Por supuesto, no ha faltado el coro habitual de oportunistas y bobos que, desde la elemental simpleza de esos lugares comunes que tanto placen a ciertos políticos y tertulianos, se han puesto a jalear la idea. Crecido por el apoyo de semejante peña, el abogado solicitante habla incluso de llevar el asunto a los embajadores de países del Magreb, pidiéndoles apoyo diplomático. Mientras tanto, la Real Academia, como no podía ser de otro modo, ha respondido que verdes las han segado. Dicho de otra manera: el Diccionario no se puede construir a la medida de las personas, sino del uso real de una lengua, que es asunto muy complejo que se decanta a lo largo de los siglos, de las sociedades y de la Historia. Las lenguas se hacen por quienes las usan, son herramientas poderosas que sirven para definir y comunicarse, y no hay abogado en el mundo, ni juez, ni gobierno, ni academia, que puedan cambiar eso. Me parece de perlas que quien usa moro en un contexto insultante -no la palabra, que no lo es, sino las que la acompañen y envilezcan- sea castigado por ello; pero el uso malintencionado de una palabra nunca debe perjudicar a quienes la utilizan en su sentido recto y la necesitan para expresarse con eficacia. En español, cuando uno dice moro o mora todos saben perfectamente de qué habla: la palabra es tan definitoria como eslavo, asiático o hispanoamericano. Pretender que sea delito en España, con nuestra dilatada historia moruna a cuestas, es como prohibir que un rifeño llame a un español arume, o ponerle una denuncia a un nacionalista catalán o vasco porque -y eso ocurre con lamentable frecuencia- éste llame español a alguien con mala intención.

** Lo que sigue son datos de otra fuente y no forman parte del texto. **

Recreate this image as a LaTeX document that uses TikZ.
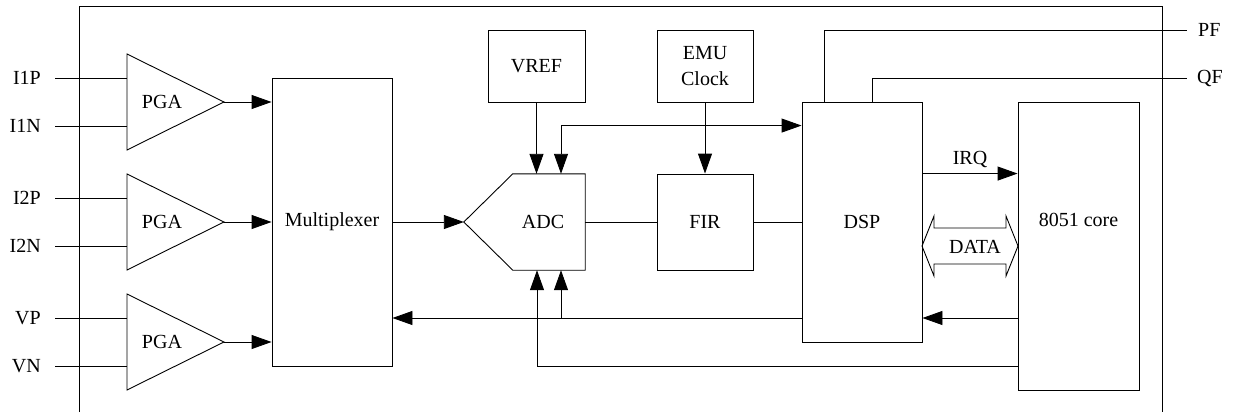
\documentclass[tikz,border=0pt]{standalone}
\usepackage{fontspec}
\setmainfont{Liberation Serif}
\usetikzlibrary{arrows.meta,calc}

\begin{document}
\begin{tikzpicture}[
  x=1pt, y=-1pt,
  every node/.style={font=\fontsize{20}{26}\selectfont},
  blk/.style  ={draw, line width=0.9pt, inner sep=0pt},
  wire/.style ={line width=0.9pt},
  sflow/.style={-{Triangle[length=20pt, width=14pt]}, line width=0.9pt},
  bflow/.style={{Triangle[length=20pt, width=14pt]}-{Triangle[length=20pt, width=14pt]},
                line width=0.9pt},
]
\useasboundingbox (0,0) rectangle (1233,412);

% chip outline, open at the bottom
\draw[wire] (79,412) -- (79,6) -- (1162,6) -- (1162,412);

% ============================ blocks ========================================
\node[blk, minimum width=120pt, minimum height=288pt] (mux)  at (332,222)    {Multiplexer};
\node[blk, minimum width=97pt,  minimum height=72pt]  (vref) at (536.5,66)   {VREF};
\node[blk, minimum width=96pt,  minimum height=72pt, align=center]
                                                      (emu)  at (705,66)     {EMU\\Clock};
\node[blk, minimum width=96pt,  minimum height=96pt]  (fir)  at (705,222)    {FIR};
\node[blk, minimum width=120pt, minimum height=240pt] (dsp)  at (862,222)    {DSP};
\node[blk, minimum width=121pt, minimum height=288pt] (core) at (1078.5,246) {};
\node (corename) at ([yshift=26pt]core.center) {8051 core};

% ADC: box with a pointed input side
\node[minimum width=72pt, minimum height=96pt, inner sep=0pt] (adc) at (549,222) {};
\node (adcname) at ([xshift=-6pt]adc.center) {ADC};
\draw[wire] (adc.north west) -- (adc.north east) -- (adc.south east) -- (adc.south west)
     -- ([xshift=-49pt]adc.west) coordinate (adcin) -- cycle;
\coordinate (adcb1) at ([xshift=-12pt]adc.south);
\coordinate (adcb2) at ([xshift=12pt]adc.south);

% ============================ input amplifiers ==============================
\foreach \k/\y in {1/54, 2/174, 3/294} {
  \draw[wire] (127,\y) -- (224,\y+48) coordinate (pga\k o) -- (127,\y+96) -- cycle;
  \node (pga\k) at (162,\y+48) {PGA};
  \coordinate (pga\k p) at (127,\y+24);
  \coordinate (pga\k n) at (127,\y+72);
  \draw[sflow] (pga\k o) -- (pga\k o -| mux.west);
}

\foreach \nm/\txt/\y/\to in {i1p/I1P/78/pga1p, i1n/I1N/126/pga1n, i2p/I2P/198/pga2p,
                              i2n/I2N/246/pga2n, vp/VP/318/pga3p, vn/VN/366/pga3n} {
  \node[anchor=east, inner xsep=14pt] (\nm) at (55,\y) {\txt};
  \draw[wire] (\nm.east) -- (\to);
}

% ============================ signal path ===================================
\draw[sflow] (mux.east) -- (adcin);
\draw[sflow] (vref.south) -- (vref.south |- adc.north);
\draw[bflow] ([xshift=12pt]adc.north) |- ([yshift=-24pt]dsp.north west);
\draw[sflow] (emu.south) -- (fir.north);
\draw[wire] (adc.east) -- (fir.west);
\draw[wire] (fir.east) -- (dsp.west);

% PF / QF pulse outputs
\node[anchor=west, inner xsep=11pt] (pf) at (1187,30) {PF};
\node[anchor=west, inner xsep=10pt] (qf) at (1187,78) {QF};
\draw[wire] ([xshift=23pt]dsp.north west) |- (pf.west);
\draw[wire] ([xshift=71pt]dsp.north west) |- (qf.west);

% DSP <-> 8051
\draw[sflow] ([yshift=-72pt]dsp.north east) -- ([yshift=-72pt]core.north west)
     node[midway, above, inner sep=5pt] (irq) {IRQ};
\draw[wire] (922,246) -- (934,216) -- (934,228) -- (1006,228) -- (1006,216) -- (1018,246)
     -- (1006,276) -- (1006,264) -- (934,264) -- (934,276) -- cycle;
\node (data) at (975,247) {DATA};

% return buses
\coordinate (retb) at (0,318);
\coordinate (reta) at (0,366);
\draw[sflow] (core.west |- retb) -- (dsp.east |- retb);
\draw[sflow] (dsp.west |- retb) -- (mux.east |- retb);
\draw[sflow] (adcb2 |- retb) -- (adcb2);
\draw[sflow] (core.west |- reta) -| (adcb1);

\end{tikzpicture}
\end{document}
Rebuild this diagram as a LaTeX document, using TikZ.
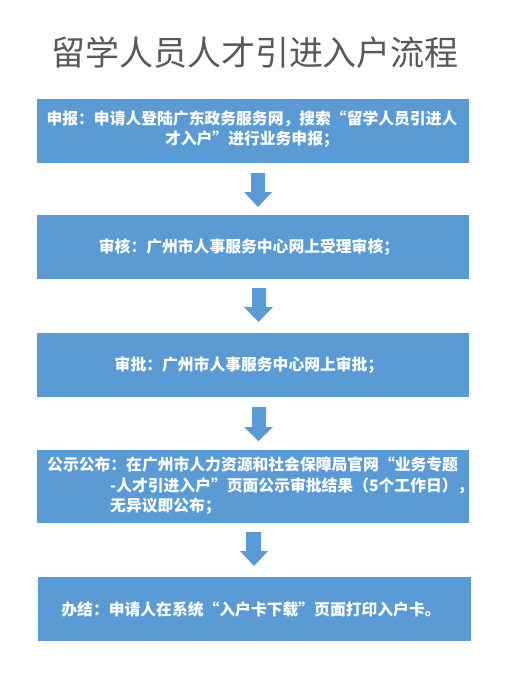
\documentclass[tikz,border=0pt]{standalone}
\usepackage{fontspec}
\newfontfamily\cjk{Noto Sans CJK SC}
\definecolor{boxblue}{HTML}{5B9BD5}
\definecolor{titlegray}{HTML}{595959}
\begin{document}
\begin{tikzpicture}[x=1pt,y=-1pt,
  stepbox/.style={fill=boxblue, draw=none, inner sep=0pt},
  steptext/.style={text=white, font=\cjk\bfseries\fontsize{15.8}{20.5}\selectfont, inner sep=0pt},
  blockarrow/.style={fill=boxblue, draw=none}]
\useasboundingbox (0,0) rectangle (511,691);
\fill[white] (0,0) rectangle (511,691);
\node[text=titlegray, font=\cjk\fontsize{34}{36}\selectfont, inner sep=0pt] (title) at (255,53) {留学人员人才引进入户流程};
% boxes
\fill[boxblue] (37,99) rectangle (469,163);
\node[steptext, align=center] (t1) at (252,129) {申报：申请人登陆广东政务服务网，搜索“留学人员引进人\\才入户”进行业务申报；};
\fill[boxblue] (37,215) rectangle (469,279);
\node[steptext] (t2) at (249,247) {审核：广州市人事服务中心网上受理审核；};
\fill[boxblue] (37,333) rectangle (469,397);
\node[steptext] (t3) at (249,365) {审批：广州市人事服务中心网上审批；};
\fill[boxblue] (37,450) rectangle (469,523);
\node[steptext, align=left, anchor=west] (t4) at (47,486) {公示公布：在广州市人力资源和社会保障局官网“业务专题\\\hspace*{63pt}-人才引进入户”页面公示审批结果（5个工作日），\\\hspace*{63pt}无异议即公布；};
\fill[boxblue] (38,577) rectangle (471,641);
\node[steptext] (t5) at (251,609) {办结：申请人在系统“入户卡下载”页面打印入户卡。};
% arrows
\fill[blockarrow] (251,173) -- (265,173) -- (265,192) -- (272,192) -- (258,207) -- (244,192) -- (251,192) -- cycle;
\fill[blockarrow] (252,288) -- (266,288) -- (266,307) -- (273,307) -- (258.5,322) -- (244,307) -- (252,307) -- cycle;
\fill[blockarrow] (252,407) -- (266,407) -- (266,427) -- (273,427) -- (258.5,441) -- (244,427) -- (252,427) -- cycle;
\fill[blockarrow] (246,532) -- (261,532) -- (261,551) -- (268,551) -- (254,566) -- (240,551) -- (246,551) -- cycle;
\end{tikzpicture}
\end{document}
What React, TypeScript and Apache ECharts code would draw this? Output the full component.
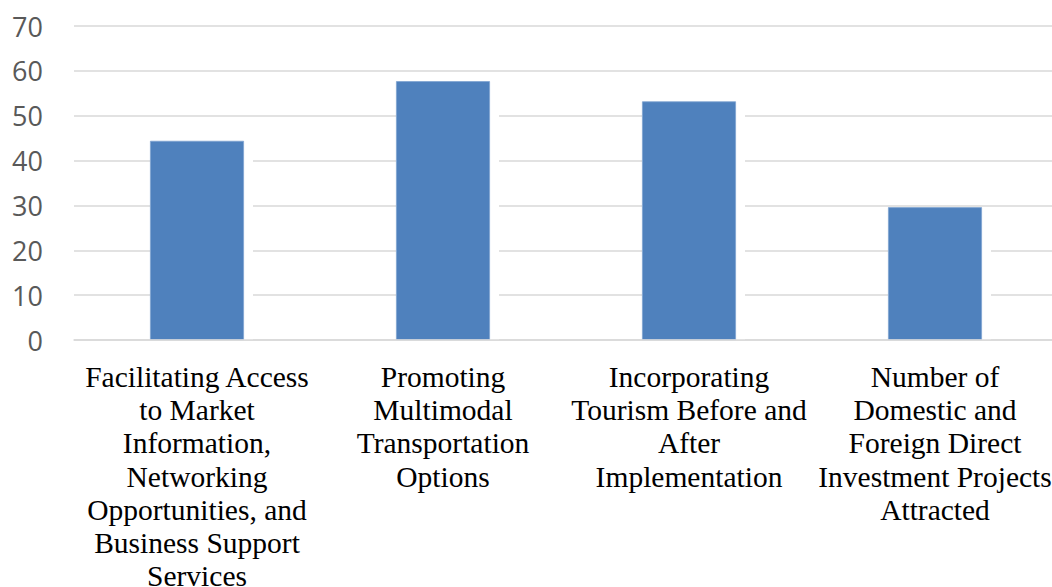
import React, { useEffect, useRef } from "react";
import * as echarts from "echarts";

// Category labels (with their printed line breaks) and bar values
const categories: string[] = [
  "Facilitating Access\nto Market\nInformation,\nNetworking\nOpportunities, and\nBusiness Support\nServices",
  "Promoting\nMultimodal\nTransportation\nOptions",
  "Incorporating\nTourism Before and\nAfter\nImplementation",
  "Number of\nDomestic and\nForeign Direct\nInvestment Projects\nAttracted",
];
const values: number[] = [44.4, 57.7, 53.2, 29.6];
const yTicks = { min: 0, max: 70, interval: 10 };

export default function App() {
  const ref = useRef<HTMLDivElement>(null);

  useEffect(() => {
    if (!ref.current) return;
    const chart = echarts.init(ref.current, undefined, { renderer: "svg" });
    chart.setOption({
      animation: false,
      backgroundColor: "#ffffff",
      grid: {
        left: 74,
        top: 26,
        bottom: 247,
        right: -6,
        containLabel: false,
        outerBoundsMode: "none",
      },
      xAxis: {
        type: "category",
        data: categories,
        z: 10,
        axisLine: { lineStyle: { color: "#D9D9D9", width: 1.5 } },
        axisTick: { alignWithLabel: false, length: 7, lineStyle: { color: "#D9D9D9", width: 1.5 } },
        axisLabel: {
          interval: 0,
          margin: 20,
          color: "#000000",
          fontFamily: "'Liberation Serif', 'Times New Roman', serif",
          fontSize: 29.5,
          lineHeight: 33.3,
          align: "center",
        },
      },
      yAxis: {
        type: "value",
        min: yTicks.min,
        max: yTicks.max,
        interval: yTicks.interval,
        axisLine: { show: false },
        axisTick: { show: false },
        axisLabel: {
          margin: 31,
          color: "#595959",
          fontFamily: "'Open Sans', 'Noto Sans', sans-serif",
          fontSize: 27,
        },
        splitLine: { lineStyle: { color: "#D9D9D9", width: 1.5 } },
      },
      series: [
        {
          // white halo behind each bar that breaks the gridlines
          type: "bar",
          data: values,
          barWidth: 103,
          silent: true,
          itemStyle: { color: "#ffffff" },
        },
        {
          type: "bar",
          data: values,
          barWidth: 94,
          barGap: "-100%",
          itemStyle: { color: "#4F81BD", borderColor: "#7FA3D1", borderWidth: 0.8 },
        },
      ],
    });
    return () => chart.dispose();
  }, []);

  return (
    <div
      ref={ref}
      style={{ position: "absolute", left: 0, top: 0, width: 1052, height: 587 }}
    />
  );
}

O decir negro a quien es de raza negra, del mismo modo que a mí se pasaron media vida en África llamándome blanco: unas veces como insulto y otras como simple definición.
Así que recomiendo al abogado en cuestión y a los aficionados a la demagogia barata que lean un poco; lo justo para saber que cuando alguien dice moro en lengua castellana todo el mundo comprende a qué se refiere: exactamente a la definición del Diccionario, pues para eso están las palabras; para saber de qué se habla cuando se habla. Lo de moro lo usamos en nuestra lengua escrita desde hace nueve siglos y medio; y en la hablada, ni te cuento. Pero es que antes ya estaba en el latín que aquí hablaban los romanos; y después, en nuestra lengua romance: Mauro invenire potueritis, escribía el abad Albelda nada menos que en el año 928. Y de ahí hasta hoy, pasando por los pactos firmados por Alfonso el Batallador cum illos bonos (que, ojo, significa buenos) moros de Tudela, y por el Poema del Cid -los moros yazen muertos, de bivos pocos veo / los moros e las moras vender non los podremos- y por los Claros varones de Castilla o las crónicas de Fernando del Pulgar sobre la guerra de Granada, y por el desembarco en Orán, el Barranco del Lobo, Annual, Monte Arruit, Alhucemas, don Ramón Menéndez Pidal, la guerra civil española, Ceuta, Melilla, Ifni, el Sáhara, las pateras y la pepitilla de doña Fátima. Así que, con Real Academia o sin ella -me alegra decir que, de momento, con ella-, seguiré escribiendo moro hasta que se me desgasten las teclas.